In a series of games between the Globies and the Minneapolis Lakers (yes, before they went to LA), the Globies won the first two games but lost every game they played after that. The last game was played in 1958 which the Lakers won by eleven points.
He was a jinni, a gentleman and a genius.
I remember Crusty the Clown losing everything when he bet on the Washington Generals. “I thought they were due”
I remember watching the Harlem Globetrotters Saturday morning cartoon when I was a kid.
Can’t remember which show it was - may have been Scooby Doo. The Globetrotters were riding in a bus and had their hands stuck outside the windows and were dribbling basketballs as the bus sped down the highway! It was hilarious!
The Generals beat the Globetrotters once
All that legit basketball paid off once — on Jan. 5, 1971, in Martin, Tennessee.
Accounts of the game differ, but what’s generally agreed upon is that the Globetrotters were missing their best player, Curly Neal, and were generally in a funk. They weren’t hitting shots, their opponents were. As often happens, everybody stopped looking at the scoreboard to watch the fun things the Globetrotters were doing — until with a few minutes left, the Globetrotters realized they were down 12.
The thing they should’ve done was do their funny basketball tricks, the ones their opponents were not allowed to defend. Instead, they tried to win straight up. That ended with the ball in the hands of Generals owner/player/coach Red Klotz with a few seconds left — and he drilled a shot to give the Generals the win. Martin was a dry town, and the Generals didn’t travel with champagne (for obvious reasons) so they poured orange soda on each other in the locker room.
Klotz would say dozens of times over the years that the stunned fans looked at his team as if they had “killed Santa Claus.” http://www.sbnation.com/2015/8/14/9152971/washington-generals-harlem-globetrotters-losing-all-the-time
The Generals beat the Globetrotters once
All that legit basketball paid off once — on Jan. 5, 1971, in Martin, Tennessee.
Accounts of the game differ, but what’s generally agreed upon is that the Globetrotters were missing their best player, Curly Neal, and were generally in a funk.

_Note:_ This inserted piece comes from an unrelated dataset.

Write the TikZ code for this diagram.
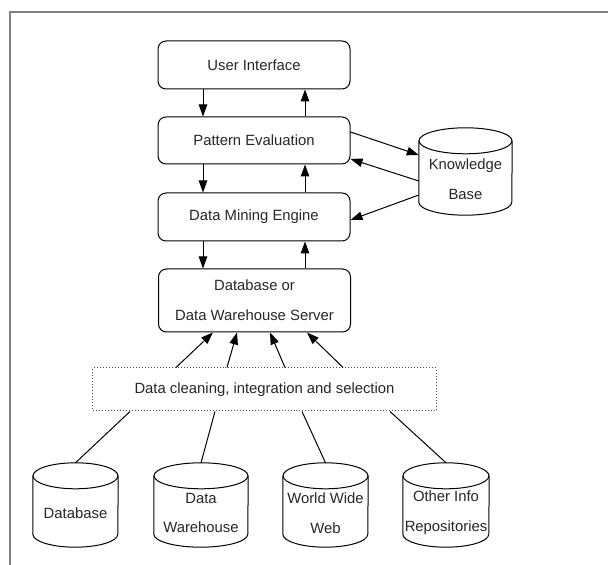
\documentclass[tikz,border=0pt]{standalone}
\usepackage{fontspec}
\setmainfont{Liberation Sans}
\usetikzlibrary{arrows.meta}

% drum-shaped store: name, centre x, centre y, width, height, text
\newcommand\drumstore[6]{%
  \node[minimum width=#4bp, minimum height=#5bp, inner sep=0pt] (#1) at (#2,#3) {};
  \draw[link] ([yshift=-13bp]#1.north west) -- ([yshift=13bp]#1.south west)
     arc[start angle=180, end angle=360, x radius=#4/2, y radius=13]
     -- ([yshift=-13bp]#1.north east);
  \draw[link] ([yshift=-13bp]#1.north) ellipse[x radius=#4/2, y radius=13];
  \node[lbl, align=center, inner sep=0pt] at ([yshift=-8bp]#1.center) {#6};
}

\begin{document}
\begin{tikzpicture}[x=1bp, y=1bp,
  lbl/.style={font=\fontsize{14.9}{30}\selectfont, text=black!85},
  stage/.style={draw, rounded corners=8bp, line width=1bp, minimum width=192bp,
                lbl, align=center, inner sep=0pt},
  arr/.style={line width=1bp, -{Triangle[length=12bp, width=8.5bp]}},
  link/.style={line width=1bp}
]
\useasboundingbox (0,0) rectangle (608,565);

% outer frame
\draw[black!50, line width=1.5bp] (10,0) -- (10,553) -- (608,553);

% processing stages
\node[stage, minimum height=48bp] (ui)  at (254,500)   {User Interface};
\node[stage, minimum height=47bp] (pe)  at (254,424.5) {Pattern Evaluation};
\node[stage, minimum height=48bp] (dme) at (254,348)   {Data Mining Engine};
\node[stage, minimum height=63bp] (dbs) at (254.5,264.5) {Database or\\Data Warehouse Server};
\node[draw=black!70, dotted, line width=1bp, minimum width=343bp, minimum height=43bp, lbl]
     (clean) at (264.5,175.5) {Data cleaning, integration and selection};

% data stores
\drumstore{kb}{465.5}{393.5}{93}{87}{Knowledge\\Base}
\drumstore{db}{75.5}{60}{85}{84}{Database}
\drumstore{dw}{201}{60}{94}{84}{Data\\Warehouse}
\drumstore{www}{325.5}{60}{85}{84}{World Wide\\Web}
\drumstore{oir}{446}{60}{86}{84}{Other Info\\Repositories}

% vertical flow between stages
\coordinate (cl) at (203,0);
\coordinate (cr) at (305,0);
\draw[arr] (ui.south -| cl)  -- (pe.north -| cl);
\draw[arr] (pe.north -| cr)  -- (ui.south -| cr);
\draw[arr] (pe.south -| cl)  -- (dme.north -| cl);
\draw[arr] (dme.north -| cr) -- (pe.south -| cr);
\draw[arr] (dme.south -| cl) -- (dbs.north -| cl);
\draw[arr] (dbs.north -| cr) -- (dme.south -| cr);

% knowledge base links
\draw[arr] ([yshift=8.5bp]pe.east)  -- ([yshift=16.5bp]kb.west);
\draw[arr] ([yshift=-9.5bp]kb.west) -- ([yshift=-18.5bp]pe.east);
\draw[arr] ([yshift=-23.5bp]kb.west) -- ([yshift=-3bp]dme.east);

% cleaning feeds the server
\foreach \a/\b in {-88.5/-41.5, -37.5/-17.5, 20.5/15.5, 78.5/52.5}
  \draw[arr] ([xshift=\a bp]clean.north) -- ([xshift=\b bp]dbs.south);

% sources feed the cleaning step
\draw[link] ([xshift=-134.5bp]clean.south) -- (db.north);
\draw[link] ([xshift=-49.5bp]clean.south)  -- (dw.north);
\draw[link] ([xshift=37.5bp]clean.south)   -- (www.north);
\draw[link] ([xshift=125.5bp]clean.south)  -- (oir.north);
\end{tikzpicture}
\end{document}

They weren’t hitting shots, their opponents were. As often happens, everybody stopped looking at the scoreboard to watch the fun things the Globetrotters were doing — until with a few minutes left, the Globetrotters realized they were down 12.

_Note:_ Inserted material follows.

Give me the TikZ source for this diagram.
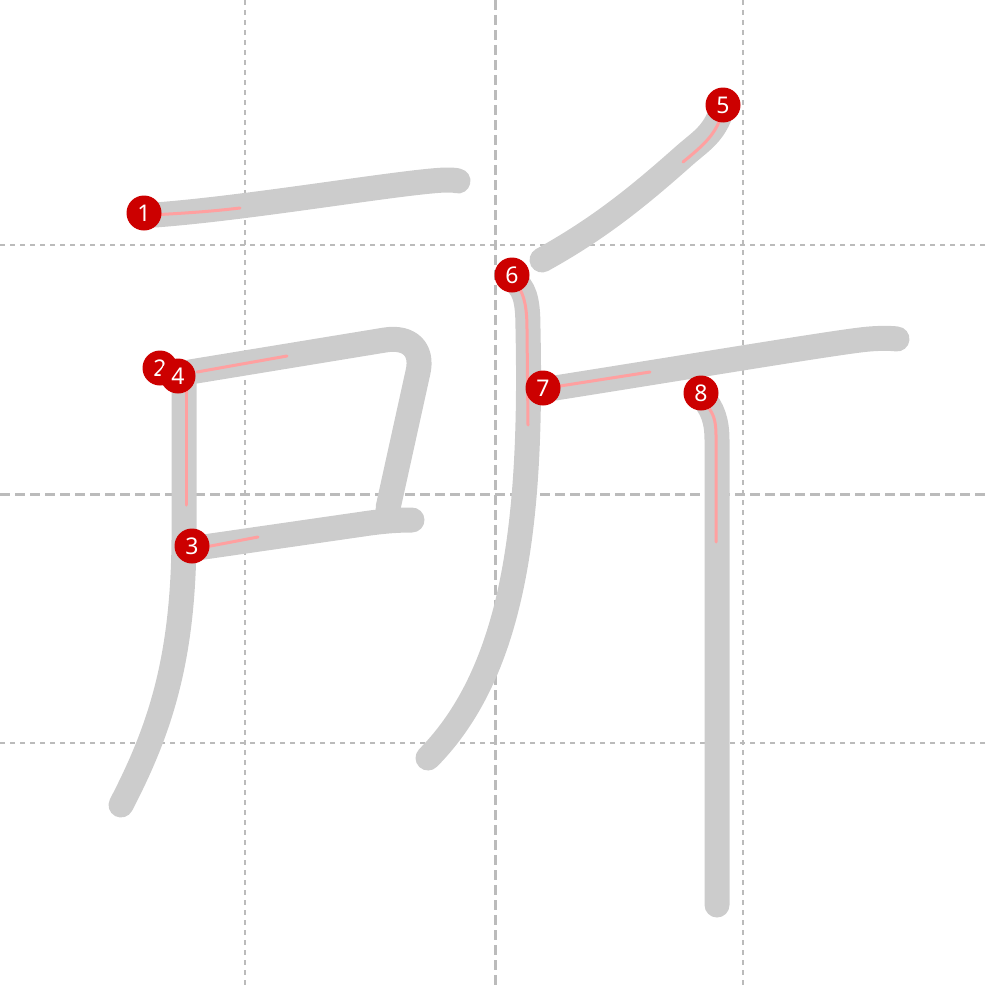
\documentclass[tikz,border=0pt]{standalone}
\usepackage{fontspec}
\setsansfont{Noto Sans}
\definecolor{strokegray}{HTML}{CCCCCC}
\definecolor{gridgray}{HTML}{BBBBBB}
\definecolor{guidered}{HTML}{FFA0A0}
\definecolor{markred}{HTML}{CC0000}
\tikzset{
  gridline/.style={gridgray, line width=2pt, dash pattern=on 5pt off 5pt},
  gridmain/.style={gridgray, line width=3pt, dash pattern=on 10pt off 5pt},
  kstroke/.style={strokegray, line width=25pt, line cap=round, line join=round},
  guide/.style={guidered, line width=3pt, line cap=round},
  marker/.style={circle, fill=markred, minimum size=35pt, inner sep=0pt, text=white, font=\sffamily\fontsize{23pt}{23pt}\selectfont}
}
\begin{document}
\begin{tikzpicture}[x=1pt,y=-1pt]
\useasboundingbox (0,0) rectangle (990,990);
% grid
\draw[gridline] (245,0) -- (245,990);
\draw[gridline] (743,0) -- (743,990);
\draw[gridline] (0,245) -- (990,245);
\draw[gridline] (0,743) -- (990,743);
\draw[gridmain] (495,0) -- (495,990);
\draw[gridmain] (0,494) -- (990,494);
% strokes
\draw[kstroke] (155,215) .. controls (250,208) and (400,182) .. (445,180) .. controls (450,180) and (455,180) .. (458,181);
\draw[kstroke] (184,380) -- (184,540) .. controls (183,660) and (160,730) .. (121,805);
\draw[kstroke] (197,548) -- (370,523) .. controls (385,521) and (398,520) .. (412,520);
\draw[kstroke] (190,372) -- (385,340) .. controls (410,336) and (423,350) .. (418,372) -- (388,508);
\draw[kstroke] (720,115) .. controls (712,135) and (700,142) .. (685,155) .. controls (640,195) and (600,228) .. (542,260);
\draw[kstroke] (517,283) .. controls (526,292) and (528,305) .. (528,330) .. controls (532,520) and (515,670) .. (428,758);
\draw[kstroke] (555,388) .. controls (700,365) and (820,345) .. (860,340) .. controls (875,338) and (890,338) .. (897,339);
\draw[kstroke] (703,398) .. controls (712,408) and (717,420) .. (717,440) -- (717,905);
% guides
\draw[guide] (150,215) .. controls (190,213) and (215,211) .. (240,208);
\draw[guide] (186,387) -- (186,505);
\draw[guide] (200,548) -- (258,537);
\draw[guide] (197,372) -- (287,356);
\draw[guide] (719,122) .. controls (712,138) and (700,148) .. (683,162);
\draw[guide] (517,285) .. controls (525,295) and (527,310) .. (527,330) -- (528,425);
\draw[guide] (560,386) -- (650,372);
\draw[guide] (706,405) .. controls (713,412) and (716,420) .. (716,435) -- (716,542);
% markers
\node[marker] (m1) at (144,213) {1};
\node[marker] (m2) at (160,368) {2};
\node[marker] (m3) at (192,546) {3};
\node[marker] (m4) at (178,376) {4};
\node[marker] (m5) at (723,105) {5};
\node[marker] (m6) at (512,275) {6};
\node[marker] (m7) at (543,388) {7};
\node[marker] (m8) at (701,393) {8};
\end{tikzpicture}
\end{document}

The thing they should’ve done was do their funny basketball tricks, the ones their opponents were not allowed to defend. Instead, they tried to win straight up. That ended with the ball in the hands of Generals owner/player/coach Red Klotz with a few seconds left — and he drilled a shot to give the Generals the win. Martin was a dry town, and the Generals didn’t travel with champagne (for obvious reasons) so they poured orange soda on each other in the locker room.
Klotz would say dozens of times over the years that the stunned fans looked at his team as if they had “killed Santa Claus.”